Il serait, en effet, grand temps que les entreprises reconnaissent les compétences spécifiques des docteurs. Ceux-ci connaissent les savoirs formels acquis à la frontière de leur spécialité scientifique, qui se révèlent très utiles pour assumer des fonctions d’expertise pointue, et sont également des vecteurs de savoir-faire originaux, qui les distinguent des ingénieurs ou des gestionnaires, auxquels on les compare pourtant trop souvent, à leur désavantage.

Acquises dans leur premier parcours professionnel et au cours de leur thèse, ces compétences constituent des aptitudes peu banales : capacité d’identifier des problèmes et d’expérimenter des méthodes nouvelles, savoir expérimental en matière de validation et d’évaluation d’idées nouvelles, expérience des projets collectifs, appartenance à des réseaux nationaux ou internationaux au contact immédiat des meilleurs experts.

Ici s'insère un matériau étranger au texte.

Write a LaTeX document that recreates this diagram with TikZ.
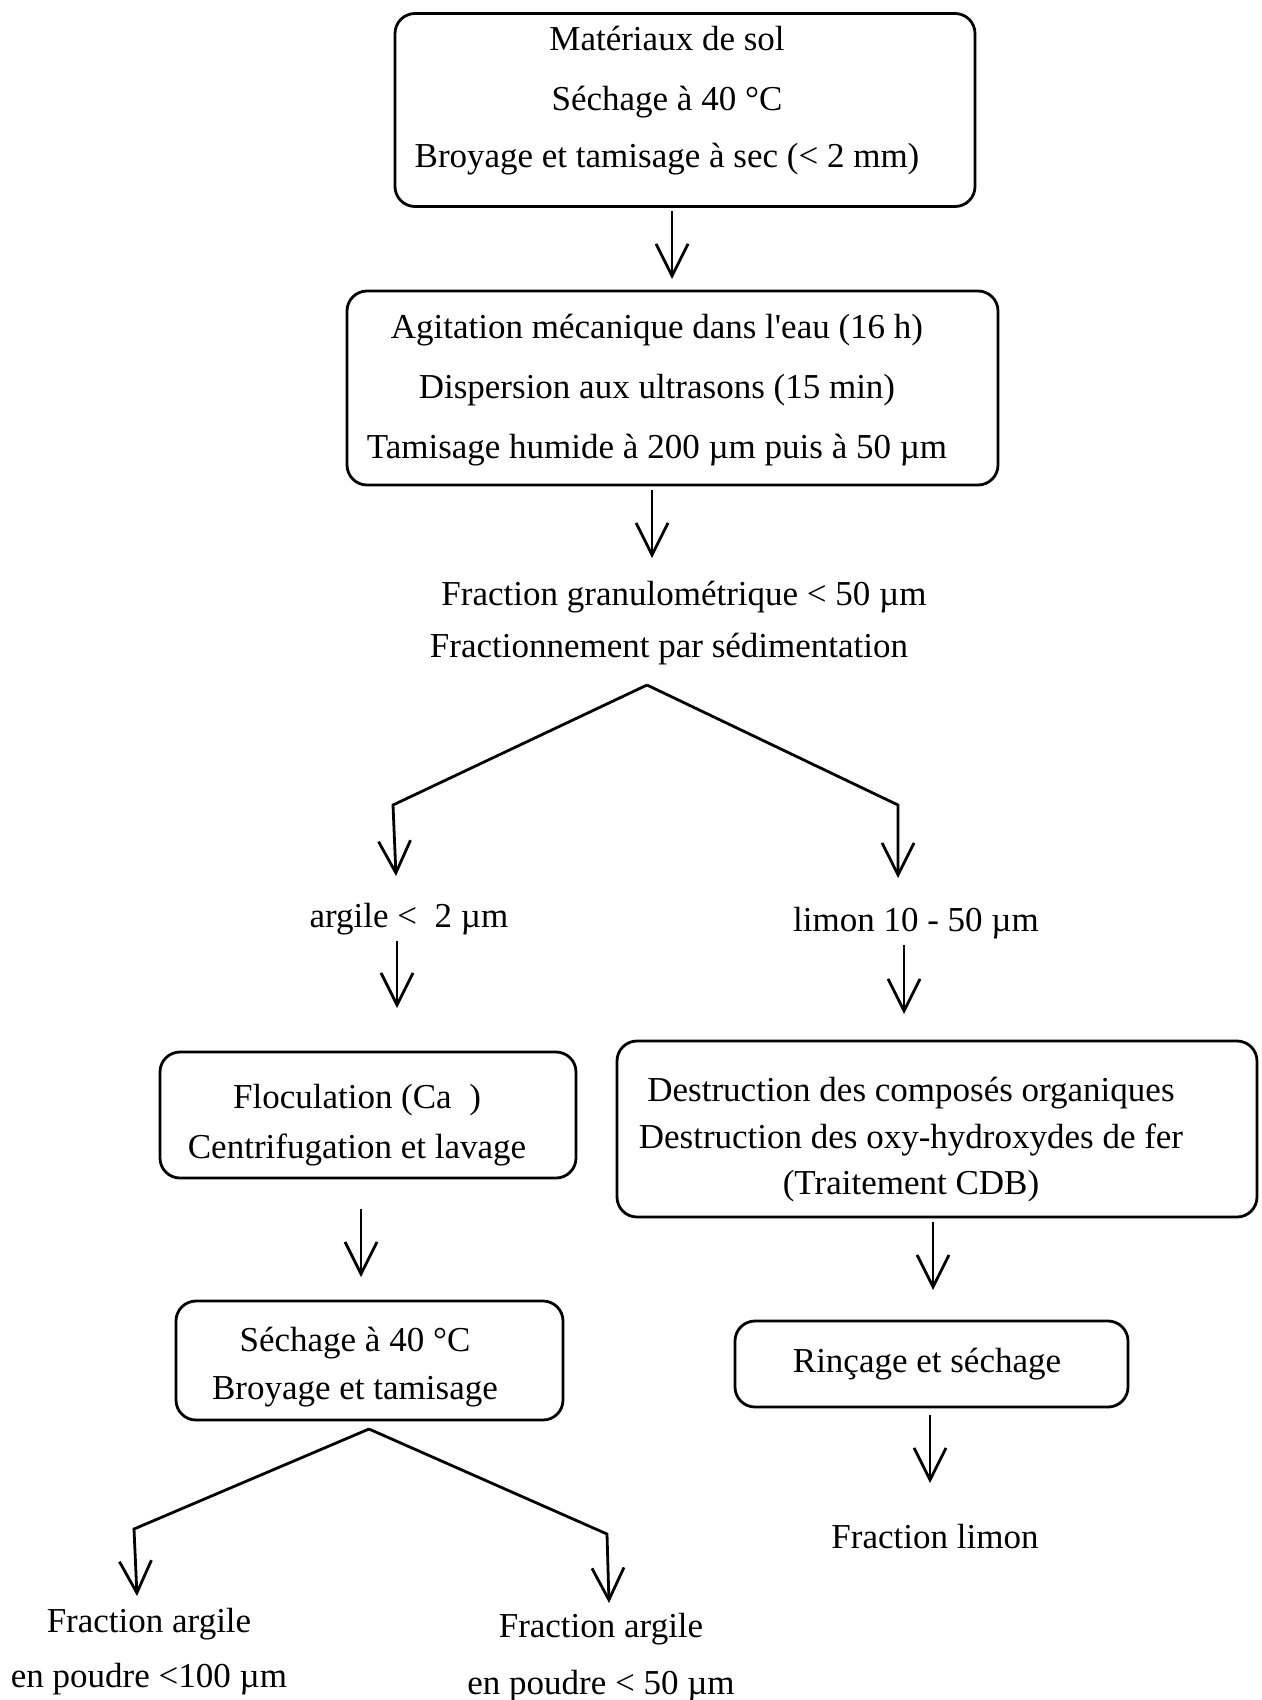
\documentclass[tikz,border=0pt]{standalone}
\usepackage{fontspec}
\setmainfont{Liberation Serif}
\usetikzlibrary{arrows.meta}
\begin{document}
\begin{tikzpicture}[x=1pt,y=-1pt,
  every node/.style={font=\fontsize{35}{42}\selectfont, inner sep=0pt},
  box/.style={draw, line width=2.8pt, rounded corners=20pt},
  txt/.style={align=center},
  arr/.style={line width=2.8pt, -{Straight Barb[length=32pt,width=32pt]}}]
\useasboundingbox[fill=white] (0,0) rectangle (1261,1700);

% boxes
\node[box, minimum width=580pt, minimum height=193pt] (b1) at (685,110) {};
\node[box, minimum width=651pt, minimum height=194pt] (b2) at (672.5,388) {};
\node[box, minimum width=416pt, minimum height=126pt] (b3) at (368,1115) {};
\node[box, minimum width=640pt, minimum height=176pt] (b4) at (937,1129) {};
\node[box, minimum width=387pt, minimum height=119pt] (b5) at (369.5,1360.5) {};
\node[box, minimum width=393pt, minimum height=86pt] (b6) at (931.5,1364) {};

% box texts
\node[txt] (b1t) at (667,101)
  {Matériaux de sol\\[18pt] Séchage à 40 °C\\[15pt] Broyage et tamisage à sec (< 2 mm)};
\node[txt] (b2t) at (657,390.5)
  {Agitation mécanique dans l\textquotesingle eau (16 h)\\[18pt] Dispersion aux ultrasons (15 min)\\[18pt] Tamisage humide à 200 µm puis à 50 µm};
\node[txt] (b3t) at (357,1125.5)
  {Floculation (Ca\ \ )\\[8pt] Centrifugation et lavage};
\node[txt] (b4t) at (911,1140)
  {Destruction des composés organiques\\[5pt] Destruction des oxy-hydroxydes de fer\\[4pt] (Traitement CDB)};
\node[txt] (b5t) at (355,1367.5)
  {Séchage à 40 °C\\[6pt] Broyage et tamisage};
\node[txt] (b6t) at (927,1364.5) {Rinçage et séchage};

% free texts
\node (t1) at (684,597) {Fraction granulométrique < 50 µm};
\node (t2) at (669,649) {Fractionnement par sédimentation};
\node (t3) at (409,919) {argile <\ \ 2 µm};
\node (t4) at (916,923) {limon 10 - 50 µm};
\node (t5) at (935,1537) {Fraction limon};
\node (t6) at (149,1624) {Fraction argile};
\node (t7) at (149,1679) {en poudre <100 µm};
\node (t8) at (601,1629) {Fraction argile};
\node (t9) at (601,1686) {en poudre < 50 µm};

% arrow coordinates
\coordinate (a1s) at (672,211);  \coordinate (a1e) at (672,279);
\coordinate (a2s) at (652,490);  \coordinate (a2e) at (652,558);
\coordinate (ap1) at (647,685);
\coordinate (lc1) at (393,805);  \coordinate (lt1) at (396,876);
\coordinate (rc1) at (898,805);  \coordinate (rt1) at (898,878);
\coordinate (a3s) at (397,941);  \coordinate (a3e) at (397,1008);
\coordinate (a4s) at (904,945);  \coordinate (a4e) at (904,1014);
\coordinate (a5s) at (361,1209); \coordinate (a5e) at (361,1277);
\coordinate (a6s) at (933,1222); \coordinate (a6e) at (933,1290);
\coordinate (a7s) at (930,1415); \coordinate (a7e) at (930,1483);
\coordinate (ap2) at (369,1429);
\coordinate (lc2) at (134,1529); \coordinate (lt2) at (137,1596);
\coordinate (rc2) at (607,1534); \coordinate (rt2) at (609,1603);

\draw[arr] (a1s) -- (a1e);
\draw[arr] (a2s) -- (a2e);
\draw[arr] (ap1) -- (lc1) -- (lt1);
\draw[arr] (ap1) -- (rc1) -- (rt1);
\draw[arr] (a3s) -- (a3e);
\draw[arr] (a4s) -- (a4e);
\draw[arr] (a5s) -- (a5e);
\draw[arr] (a6s) -- (a6e);
\draw[arr] (a7s) -- (a7e);
\draw[arr] (ap2) -- (lc2) -- (lt2);
\draw[arr] (ap2) -- (rc2) -- (rt2);
\end{tikzpicture}
\end{document}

Toutefois, rares sont les entreprises qui ont pris conscience de l’atout que représentent les docteurs. Face aux nombreux défis que la France doit relever pour s’engager pleinement dans l’économie de la connaissance, il paraît urgent d’inciter les employeurs privés à embaucher les jeunes chercheurs issus de l’enseignement universitaire.

La question de l’emploi scientifique demeure fondamentale pour rétablir un cercle vertueux ; la promesse d’emplois stables, justement rémunérés, devrait contribuer à attirer notre jeunesse vers les filières scientifiques et la recherche. Encore faudrait-il que les entreprises acceptent de s’ouvrir à une culture de la recherche, certes risquée mais aussi porteuse d’avenir. De ce point de vue, il est intéressant de constater que des groupes comme L’Oréal, Bouygues ou Roquette se sont inscrits dans une telle démarche, estimant à juste titre qu’une entreprise n’investissant pas dans la matière grise est à court terme menacée.

Favoriser l’émergence d’un important corpus de docteurs impose de s’engager résolument dans la lutte contre l’échec dans l’enseignement supérieur. Pour cela, il est nécessaire de renforcer significativement l’encadrement et l’orientation des étudiants - je dis bien orientation et non sélection !

M. Jacques Valade, président de la commission des affaires culturelles. Eh oui !

M. Ivan Renar. Autant dire qu’il faut déployer un effort sans précédent pour renverser la tendance actuelle, qui voit les universités françaises se distinguer par l’indigence de leurs moyens. Doit-on rappeler que la France est l’un des pays de l’OCDE qui investit le moins dans l’enseignement supérieur ?

M. Dominique Braye. C’est vrai !

M. Ivan Renar. À cet égard, j’évoquerai la situation des instituts universitaires de technologie, les IUT, qui, faute de moyens humains et financiers suffisants, risquent de ne plus être en mesure de mener à bien leurs missions. Globalement, ce sont plus de 6 millions d’euros qui feront défaut à ces instituts qui assurent pourtant la liaison entre l’université et le monde économique.

Encourager la recherche, d’abord fondamentale puis appliquée, renforcer l’enseignement supérieur, susciter l’intérêt de la jeunesse en promouvant un développement impétueux de la diffusion de la culture scientifique et technique aux quatre coins du pays, telles devaient être les priorités de ce projet de loi de finances. Je regrette que ce ne soit pas le cas. Force est de constater que le budget de la MIRES pour 2007 n’est pas à la hauteur des défis que la France doit relever. Nous ne pourrons donc le voter.